> **Stated problem**:
Reproduce all the lines below exactly and omit the images.

> **Data**:
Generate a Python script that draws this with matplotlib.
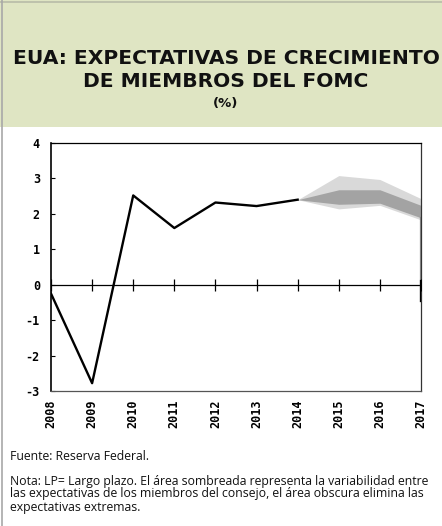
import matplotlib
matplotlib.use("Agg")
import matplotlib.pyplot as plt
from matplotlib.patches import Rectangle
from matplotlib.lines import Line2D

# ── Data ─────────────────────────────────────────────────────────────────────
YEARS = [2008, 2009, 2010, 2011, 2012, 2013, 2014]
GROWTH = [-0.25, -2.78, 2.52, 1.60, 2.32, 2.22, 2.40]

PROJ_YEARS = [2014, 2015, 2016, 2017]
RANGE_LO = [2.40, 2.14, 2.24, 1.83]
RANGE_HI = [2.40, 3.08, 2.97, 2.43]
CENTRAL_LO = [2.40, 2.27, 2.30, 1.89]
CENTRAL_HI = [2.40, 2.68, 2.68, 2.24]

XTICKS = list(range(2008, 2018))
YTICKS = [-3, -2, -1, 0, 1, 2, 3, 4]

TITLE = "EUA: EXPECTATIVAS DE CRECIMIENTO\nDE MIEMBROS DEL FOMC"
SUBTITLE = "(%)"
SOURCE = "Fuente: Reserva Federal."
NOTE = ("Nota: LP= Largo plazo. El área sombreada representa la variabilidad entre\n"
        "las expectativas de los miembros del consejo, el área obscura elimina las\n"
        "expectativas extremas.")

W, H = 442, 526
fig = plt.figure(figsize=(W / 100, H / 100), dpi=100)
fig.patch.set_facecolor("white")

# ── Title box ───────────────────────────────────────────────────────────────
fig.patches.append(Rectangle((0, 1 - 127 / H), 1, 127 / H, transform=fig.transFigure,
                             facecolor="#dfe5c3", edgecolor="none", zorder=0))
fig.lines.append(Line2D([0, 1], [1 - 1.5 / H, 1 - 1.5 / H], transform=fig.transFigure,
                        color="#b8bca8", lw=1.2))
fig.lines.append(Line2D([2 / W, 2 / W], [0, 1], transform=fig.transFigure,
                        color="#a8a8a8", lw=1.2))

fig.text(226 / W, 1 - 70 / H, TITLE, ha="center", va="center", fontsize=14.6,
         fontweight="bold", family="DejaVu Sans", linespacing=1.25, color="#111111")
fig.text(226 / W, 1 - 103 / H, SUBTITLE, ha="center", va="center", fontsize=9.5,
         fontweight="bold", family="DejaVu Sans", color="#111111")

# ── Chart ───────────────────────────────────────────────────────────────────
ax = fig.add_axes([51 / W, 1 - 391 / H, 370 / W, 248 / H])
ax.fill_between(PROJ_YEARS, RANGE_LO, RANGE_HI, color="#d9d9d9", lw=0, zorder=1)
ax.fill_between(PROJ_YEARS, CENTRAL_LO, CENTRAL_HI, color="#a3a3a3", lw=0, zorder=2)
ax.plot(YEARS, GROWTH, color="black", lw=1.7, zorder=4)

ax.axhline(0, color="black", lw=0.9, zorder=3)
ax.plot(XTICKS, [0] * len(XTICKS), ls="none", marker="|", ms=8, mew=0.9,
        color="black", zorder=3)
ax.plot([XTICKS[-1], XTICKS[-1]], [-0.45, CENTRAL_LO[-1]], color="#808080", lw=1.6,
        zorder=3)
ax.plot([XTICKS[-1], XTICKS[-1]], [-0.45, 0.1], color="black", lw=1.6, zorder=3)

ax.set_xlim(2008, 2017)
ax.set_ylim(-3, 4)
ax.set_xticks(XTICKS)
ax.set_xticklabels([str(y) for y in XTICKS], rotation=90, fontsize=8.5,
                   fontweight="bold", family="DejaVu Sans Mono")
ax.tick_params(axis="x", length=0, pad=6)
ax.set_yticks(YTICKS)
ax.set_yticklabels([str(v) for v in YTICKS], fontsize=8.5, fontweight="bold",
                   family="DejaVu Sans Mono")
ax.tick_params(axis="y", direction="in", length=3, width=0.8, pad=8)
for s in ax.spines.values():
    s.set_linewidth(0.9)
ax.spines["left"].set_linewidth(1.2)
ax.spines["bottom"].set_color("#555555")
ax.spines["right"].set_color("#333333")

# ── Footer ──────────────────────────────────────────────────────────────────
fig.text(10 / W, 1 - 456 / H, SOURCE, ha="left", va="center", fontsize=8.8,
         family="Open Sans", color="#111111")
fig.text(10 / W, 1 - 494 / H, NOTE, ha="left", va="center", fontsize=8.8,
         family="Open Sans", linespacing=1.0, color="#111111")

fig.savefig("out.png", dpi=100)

> **Solution**:
Generate a Python script that draws this with matplotlib.
import matplotlib
matplotlib.use("Agg")
import matplotlib.pyplot as plt
from matplotlib.patches import Rectangle
from matplotlib.lines import Line2D

# ── Data ─────────────────────────────────────────────────────────────────────
YEARS = [2008, 2009, 2010, 2011, 2012, 2013, 2014]
GROWTH = [-0.25, -2.78, 2.52, 1.60, 2.32, 2.22, 2.40]

PROJ_YEARS = [2014, 2015, 2016, 2017]
RANGE_LO = [2.40, 2.14, 2.24, 1.83]
RANGE_HI = [2.40, 3.08, 2.97, 2.43]
CENTRAL_LO = [2.40, 2.27, 2.30, 1.89]
CENTRAL_HI = [2.40, 2.68, 2.68, 2.24]

XTICKS = list(range(2008, 2018))
YTICKS = [-3, -2, -1, 0, 1, 2, 3, 4]

TITLE = "EUA: EXPECTATIVAS DE CRECIMIENTO\nDE MIEMBROS DEL FOMC"
SUBTITLE = "(%)"
SOURCE = "Fuente: Reserva Federal."
NOTE = ("Nota: LP= Largo plazo. El área sombreada representa la variabilidad entre\n"
        "las expectativas de los miembros del consejo, el área obscura elimina las\n"
        "expectativas extremas.")

W, H = 442, 526
fig = plt.figure(figsize=(W / 100, H / 100), dpi=100)
fig.patch.set_facecolor("white")

# ── Title box ───────────────────────────────────────────────────────────────
fig.patches.append(Rectangle((0, 1 - 127 / H), 1, 127 / H, transform=fig.transFigure,
                             facecolor="#dfe5c3", edgecolor="none", zorder=0))
fig.lines.append(Line2D([0, 1], [1 - 1.5 / H, 1 - 1.5 / H], transform=fig.transFigure,
                        color="#b8bca8", lw=1.2))
fig.lines.append(Line2D([2 / W, 2 / W], [0, 1], transform=fig.transFigure,
                        color="#a8a8a8", lw=1.2))

fig.text(226 / W, 1 - 70 / H, TITLE, ha="center", va="center", fontsize=14.6,
         fontweight="bold", family="DejaVu Sans", linespacing=1.25, color="#111111")
fig.text(226 / W, 1 - 103 / H, SUBTITLE, ha="center", va="center", fontsize=9.5,
         fontweight="bold", family="DejaVu Sans", color="#111111")

# ── Chart ───────────────────────────────────────────────────────────────────
ax = fig.add_axes([51 / W, 1 - 391 / H, 370 / W, 248 / H])
ax.fill_between(PROJ_YEARS, RANGE_LO, RANGE_HI, color="#d9d9d9", lw=0, zorder=1)
ax.fill_between(PROJ_YEARS, CENTRAL_LO, CENTRAL_HI, color="#a3a3a3", lw=0, zorder=2)
ax.plot(YEARS, GROWTH, color="black", lw=1.7, zorder=4)

ax.axhline(0, color="black", lw=0.9, zorder=3)
ax.plot(XTICKS, [0] * len(XTICKS), ls="none", marker="|", ms=8, mew=0.9,
        color="black", zorder=3)
ax.plot([XTICKS[-1], XTICKS[-1]], [-0.45, CENTRAL_LO[-1]], color="#808080", lw=1.6,
        zorder=3)
ax.plot([XTICKS[-1], XTICKS[-1]], [-0.45, 0.1], color="black", lw=1.6, zorder=3)

ax.set_xlim(2008, 2017)
ax.set_ylim(-3, 4)
ax.set_xticks(XTICKS)
ax.set_xticklabels([str(y) for y in XTICKS], rotation=90, fontsize=8.5,
                   fontweight="bold", family="DejaVu Sans Mono")
ax.tick_params(axis="x", length=0, pad=6)
ax.set_yticks(YTICKS)
ax.set_yticklabels([str(v) for v in YTICKS], fontsize=8.5, fontweight="bold",
                   family="DejaVu Sans Mono")
ax.tick_params(axis="y", direction="in", length=3, width=0.8, pad=8)
for s in ax.spines.values():
    s.set_linewidth(0.9)
ax.spines["left"].set_linewidth(1.2)
ax.spines["bottom"].set_color("#555555")
ax.spines["right"].set_color("#333333")

# ── Footer ──────────────────────────────────────────────────────────────────
fig.text(10 / W, 1 - 456 / H, SOURCE, ha="left", va="center", fontsize=8.8,
         family="Open Sans", color="#111111")
fig.text(10 / W, 1 - 494 / H, NOTE, ha="left", va="center", fontsize=8.8,
         family="Open Sans", linespacing=1.0, color="#111111")

fig.savefig("out.png", dpi=100)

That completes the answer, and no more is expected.